Ох, ну и щели в этих ящиках — никак аккуратно не пропихнешь непослушные журналы.
— Здравствуйте, а вы что наш новый почтальон или просто подрабатываете?
Господи! Как ты меня напугала, красавица, чуть очки не слетели — куда бы я пошел почти слепой и заикающийся?
— Подрабатываю, конечно. Пенсия небольшая — вся на деток уходит. Старшая свою зарплату на тряпки пускает, младший в карты до копейки проигрывается, вот и приходиться тащить их на своей шее, а куда денешься — не помирать же им с голоду?
— Что ж они совсем не помогают? А то вы очень уж старенький, тяжело, небось, сумки с газетами таскать?
— Тяжело, поэтому я и ношу по два журнальчика.
Озадачилась круглолицая. Ничего, зато есть повод заглянуть к соседке, и переброситься парой фраз, пока не распластается в луже свежезамороженный хек.
Судя по всему, надвигаются сумерки.
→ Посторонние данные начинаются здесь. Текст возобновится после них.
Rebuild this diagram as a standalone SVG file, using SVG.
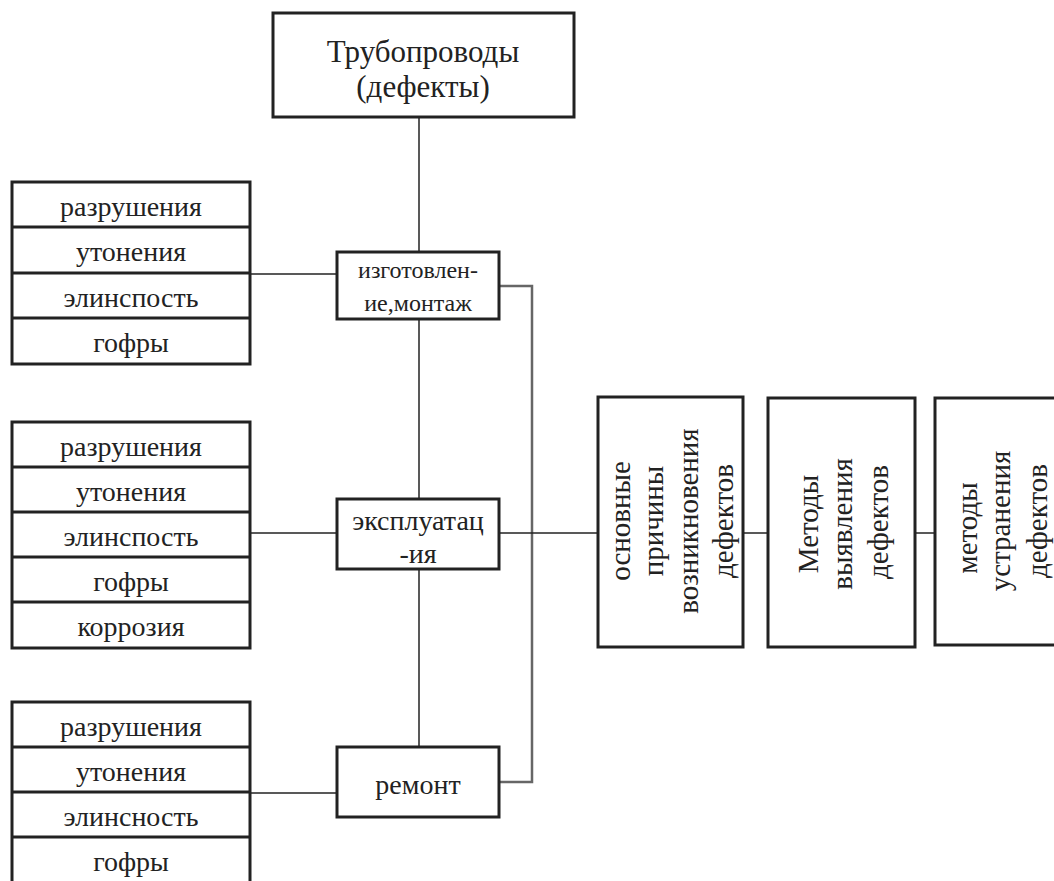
<svg xmlns="http://www.w3.org/2000/svg" width="1054" height="881" viewBox="0 0 1054 881">
<style>
.box{fill:#fff;stroke:#222;stroke-width:3}
.row{stroke:#222;stroke-width:3;fill:none}
.ln{stroke:#222;stroke-width:1.5;fill:none}
.gl{stroke:#666;stroke-width:2.5;fill:none}
text{font-family:"Liberation Serif","DejaVu Serif",serif;fill:#222;text-anchor:middle}
.t28{font-size:28px}
.t24{font-size:24px}
.t32{font-size:31px}
.v{font-size:29px}
</style>
<rect width="1054" height="881" fill="#fff"/>
<g id="connectors">
<line class="ln" x1="419" y1="117" x2="419" y2="252"/>
<line class="ln" x1="419" y1="319" x2="419" y2="499"/>
<line class="ln" x1="419" y1="569" x2="419" y2="747"/>
<line class="ln" x1="250" y1="274" x2="337" y2="274"/>
<line class="ln" x1="250" y1="533" x2="337" y2="533"/>
<line class="ln" x1="250" y1="793" x2="337" y2="793"/>
<polyline class="gl" points="499,286 532,286 532,782 499,782"/>
<line class="ln" x1="499" y1="533" x2="598" y2="533"/>
<line class="ln" x1="743" y1="533" x2="768" y2="533"/>
<line class="ln" x1="915" y1="533" x2="935" y2="533"/>
</g>
<g id="top">
<rect class="box" x="273" y="13" width="301" height="104"/>
<text class="t32" x="423" y="62">Трубопроводы</text>
<text class="t32" x="423" y="97">(дефекты)</text>
</g>
<g id="list1">
<rect class="box" x="12" y="182" width="238" height="182"/>
<path class="row" d="M12 227H250M12 273H250M12 318H250"/>
<text class="t28" x="131" y="216">разрушения</text>
<text class="t28" x="131" y="261">утонения</text>
<text class="t28" x="131" y="307">элинспость</text>
<text class="t28" x="131" y="352">гофры</text>
</g>
<g id="list2">
<rect class="box" x="12" y="422" width="238" height="226"/>
<path class="row" d="M12 467H250M12 512H250M12 557H250M12 602H250"/>
<text class="t28" x="131" y="456">разрушения</text>
<text class="t28" x="131" y="501">утонения</text>
<text class="t28" x="131" y="546">элинспость</text>
<text class="t28" x="131" y="591">гофры</text>
<text class="t28" x="131" y="636">коррозия</text>
</g>
<g id="list3">
<rect class="box" x="12" y="702" width="238" height="190"/>
<path class="row" d="M12 747H250M12 792H250M12 837H250"/>
<text class="t28" x="131" y="736">разрушения</text>
<text class="t28" x="131" y="781">утонения</text>
<text class="t28" x="131" y="826">элинсность</text>
<text class="t28" x="131" y="871">гофры</text>
</g>
<g id="manufacture">
<rect class="box" x="337" y="252" width="162" height="67"/>
<text class="t24" x="418" y="278">изготовлен-</text>
<text class="t24" x="418" y="311">ие,монтаж</text>
</g>
<g id="operation">
<rect class="box" x="337" y="499" width="162" height="70"/>
<text class="t28" x="418" y="530">эксплуатац</text>
<text class="t28" x="418" y="563">-ия</text>
</g>
<g id="repair">
<rect class="box" x="337" y="747" width="162" height="70"/>
<text class="t28" x="418" y="794">ремонт</text>
</g>
<g id="causes">
<rect class="box" x="598" y="397" width="145" height="250"/>
<text class="v" x="630" y="521" transform="rotate(-90 630 521)">основные</text>
<text class="v" x="663" y="521" transform="rotate(-90 663 521)">причины</text>
<text class="v" x="698" y="521" transform="rotate(-90 698 521)">возникновения</text>
<text class="v" x="733" y="521" transform="rotate(-90 733 521)">дефектов</text>
</g>
<g id="detection">
<rect class="box" x="768" y="398" width="147" height="249"/>
<text class="v" x="818" y="524" transform="rotate(-90 818 524)">Методы</text>
<text class="v" x="852" y="524" transform="rotate(-90 852 524)">выявления</text>
<text class="v" x="888" y="522" transform="rotate(-90 888 522)">дефектов</text>
</g>
<g id="elimination">
<rect class="box" x="935" y="398" width="130" height="247"/>
<text class="v" x="977" y="528" transform="rotate(-90 977 528)">методы</text>
<text class="v" x="1010" y="521" transform="rotate(-90 1010 521)">устранения</text>
<text class="v" x="1047" y="521" transform="rotate(-90 1047 521)">дефектов</text>
</g>
</svg>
Моего юного друга с резиновым мячиком, наверное, позвали домой смотреть мультфильмы и пить вечерний чай с плюшками, теперь вместо него появились сплоченные группы ребятишек постарше, беседующих между собой на пределе запаса прочности голосовых связок.
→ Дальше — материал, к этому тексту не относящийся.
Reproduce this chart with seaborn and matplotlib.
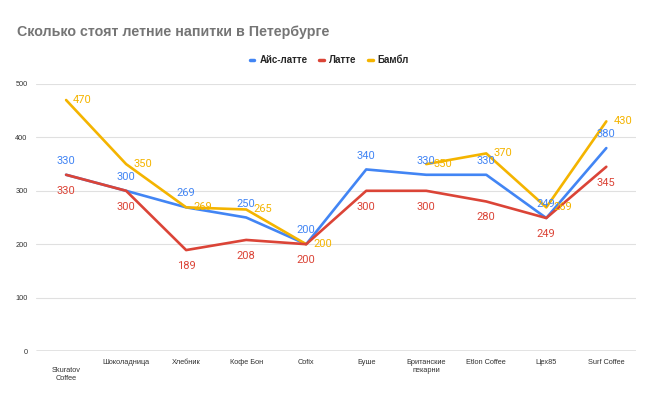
import numpy as np
import pandas as pd
import seaborn as sns
import matplotlib.pyplot as plt

shops = ["Skuratov\nCoffee", "Шоколадница", "Хлебник", "Кофе Бон", "Cofix", "Буше",
         "Британские\nпекарни", "Etlon Coffee", "Цех85", "Surf Coffee"]
ice_latte = [330, 300, 269, 250, 200, 340, 330, 330, 249, 380]
latte = [330, 300, 189, 208, 200, 300, 300, 280, 249, 345]
bumble = [470, 350, 269, 265, 200, np.nan, 350, 370, 269, 430]
series_names = ["Айс-латте", "Латте", "Бамбл"]
colors = ["#4285F4", "#DB4437", "#F4B400"]

sns.set_theme(style="white")
plt.rcParams['font.family'] = ['Roboto', 'DejaVu Sans']
arial = ['Liberation Sans', 'DejaVu Sans']

rows = []
for name, vals in zip(series_names, [ice_latte, latte, bumble]):
    seg = 0
    for i, v in enumerate(vals):
        if np.isnan(v):
            seg += 1
            continue
        rows.append({"pos": i, "price": v, "drink": name, "seg": seg})
df = pd.DataFrame(rows)

fig = plt.figure(figsize=(6.56, 4.05), dpi=100)
ax = fig.add_axes([0.055, 0.1333, 0.915, 0.6593])

# Латте drawn last so it sits over Айс-латте where they coincide
order = ["Айс-латте", "Бамбл", "Латте"]
for name in order:
    sub = df[df["drink"] == name]
    sns.lineplot(data=sub, x="pos", y="price", units="seg", estimator=None,
                 color=colors[series_names.index(name)], linewidth=1.9, ax=ax,
                 legend=False)

for i in range(len(shops)):
    ax.annotate(str(ice_latte[i]), (i, ice_latte[i]), xytext=(0, 10),
                textcoords="offset points", ha="center", va="center",
                color=colors[0], fontsize=8)
    ax.annotate(str(latte[i]), (i, latte[i]), xytext=(0, -11.5),
                textcoords="offset points", ha="center", va="center",
                color=colors[1], fontsize=8)
    if not np.isnan(bumble[i]):
        ax.annotate(str(int(bumble[i])), (i, bumble[i]), xytext=(5, 0),
                    textcoords="offset points", ha="left", va="center",
                    color=colors[2], fontsize=8)

ax.set_xlim(-0.5, len(shops) - 0.5)
ax.set_ylim(0, 500)
ax.set_yticks([0, 100, 200, 300, 400, 500])
ax.set_xticks(range(len(shops)))
labels = list(shops)
labels[0] = "\n" + labels[0]
ax.set_xticklabels(labels, fontsize=5.3, color="#333333", family=arial)
ax.set_yticklabels([str(t) for t in [0, 100, 200, 300, 400, 500]], fontsize=5.3,
                   color="#333333", family=arial)
ax.tick_params(axis="both", length=0)
ax.tick_params(axis="y", pad=6)
ax.tick_params(axis="x", pad=6)
ax.grid(axis="y", color="#e0e0e0", linewidth=0.8)
ax.axhline(0, color="#333333", linewidth=0.9)
for s in ax.spines.values():
    s.set_visible(False)
ax.set_xlabel("")
ax.set_ylabel("")

fig.text(0.026, 1 - 32 / 405, "Сколько стоят летние напитки в Петербурге",
         fontsize=10.3, fontweight="bold", color="#757575", va="center", ha="left",
         family=arial)

handles = [plt.Line2D([], [], color=c, linewidth=2.5) for c in colors]
fig.legend(handles, series_names, loc="center", bbox_to_anchor=(0.502, 1 - 60 / 405),
           ncol=3, frameon=False, handlelength=0.5, handletextpad=0.5,
           columnspacing=1.2, prop={"size": 7, "weight": "bold", "family": arial})

fig.savefig("out.png", dpi=100)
А там вдалеке не бойлерная? Если не ошибаюсь, все приличные люди спешат туда после заката солнца.
Пойду по тропинке, через лаз в заборе, надеюсь, протиснусь, а там и рукой подать. Сколько кругом крупногабаритных стройматериалов, и как бы не застрять в ржавых клубках водопроводных труб — тяжело немолодому пешеходу пробираться задними дворами промышленных учреждений.
В большую красивую дверь я стучаться не стану — там наверняка сидят начальники в белых касках и пьют черный кофе с секретаршами. А вот обшарпанная дверка с облупленными буквами «служебного входа» вполне мне подходит.
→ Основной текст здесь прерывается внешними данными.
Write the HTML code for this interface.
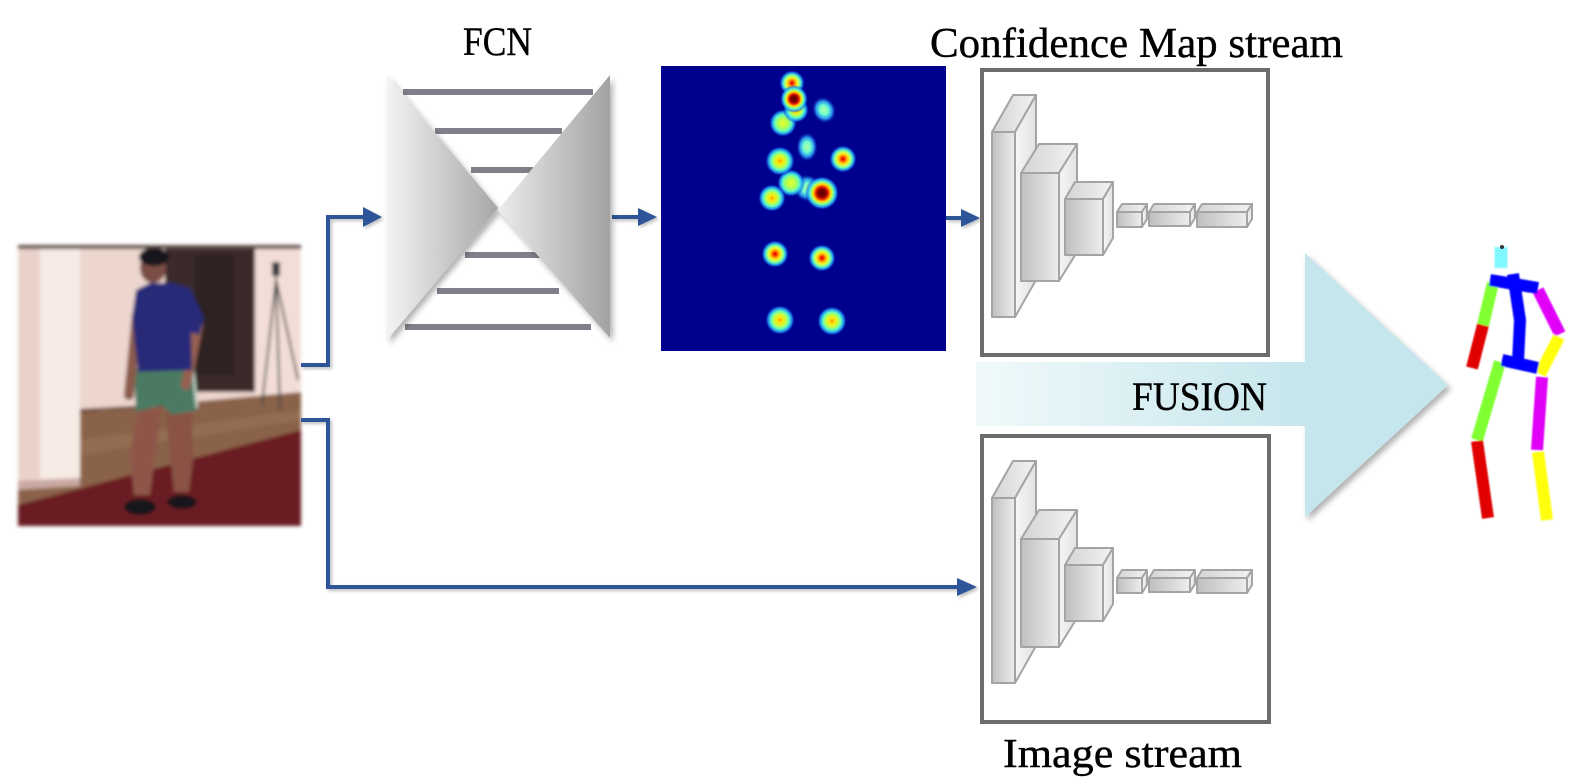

Темно, сыро, тепло, лестница вверх и вниз, лучше вниз, еще дверь, что-то журчит, но темно. Проклятая труба! Черт бы ее побрал! Очки целы? Голова как гудит. Не свернуться ли прямо здесь калачиком? Что это там брезжит вдалеке? Окошечко под потолком, заделанное стеклянными блоками. О! Да тут лежанки, ящики, телогрейки, стаканчики и еще много-много следов обитания. Свой выбор я остановил на ящиках из— под эквадорских бананов около большой горячей трубы.
Ну и: белый мякиш булочки за щечку, глоток кефира и поудобнее свернуться калачиком на упругих ящиках, как следует укутавшись в пальто.
Желтый противный свет проник сквозь мои сомкнутые ресницы. Ну, сколько можно?!
— Ты кто?!
Бесцеремонный толчок. Болонья куртка в клочьях, ушанка из свалявшегося искусственного меха, дранный красный свитер и непонятного цвета штаны.
— Я тут немного потерялся, можно мне у вас переночевать?
— Деньги есть?
— Нет.
— Выпить есть?
— Нет.
— Ночуй.
— Может, вы хотите булочку?
— Пошел ты со своей булочкой!
Похоже, у хозяина выдался неудачный день, и поэтому так печален его взгляд в земляной пол с втоптанными в него оранжевыми бычками, докуренных до фильтра сигарет.
— Генка приходил?
— Нет, вроде бы не приходил, никто не приходил.
— Нажрался, наверное, где-то козел. У тебя точно ничего нет?
— Нет, ничего нет.
Сидеть тяжело — глаза слипаются, а ложиться неловко, когда хозяин бодрствует, неприлично не поддерживать компанию. Как на счет побеседовать о том, о сем, поспорить по-доброму о чем-нибудь, но можно, конечно, и помолчать, спать только хочется.
Все, лимит моей тактичности выработался, я ложусь продолжать свой отдых от назойливой реальности, и пусть гостеприимный друг дуется сколько ему угодно, лампочку бы еще лишить электричества.
— Это кто?
— Нажрался, гад! Что не мог принести хоть немного?
— Да ладно, там и было то.
Пришел долгожданный друг Гена и хочет со мной познакомиться.
— Мне ваш друг разрешил у вас переночевать, я вашу лежанку занял?
— Я тогда тебе принес пол флакона, когда ты умирал, ну я тебе это припомню, я тебе это точно припомню!
— Серый, подожди, Серый, подожди в натуре, Серый, подожди!
Как-то неловко я ворвался в чужой разговор. Не лучше ли продолжить свой отдых?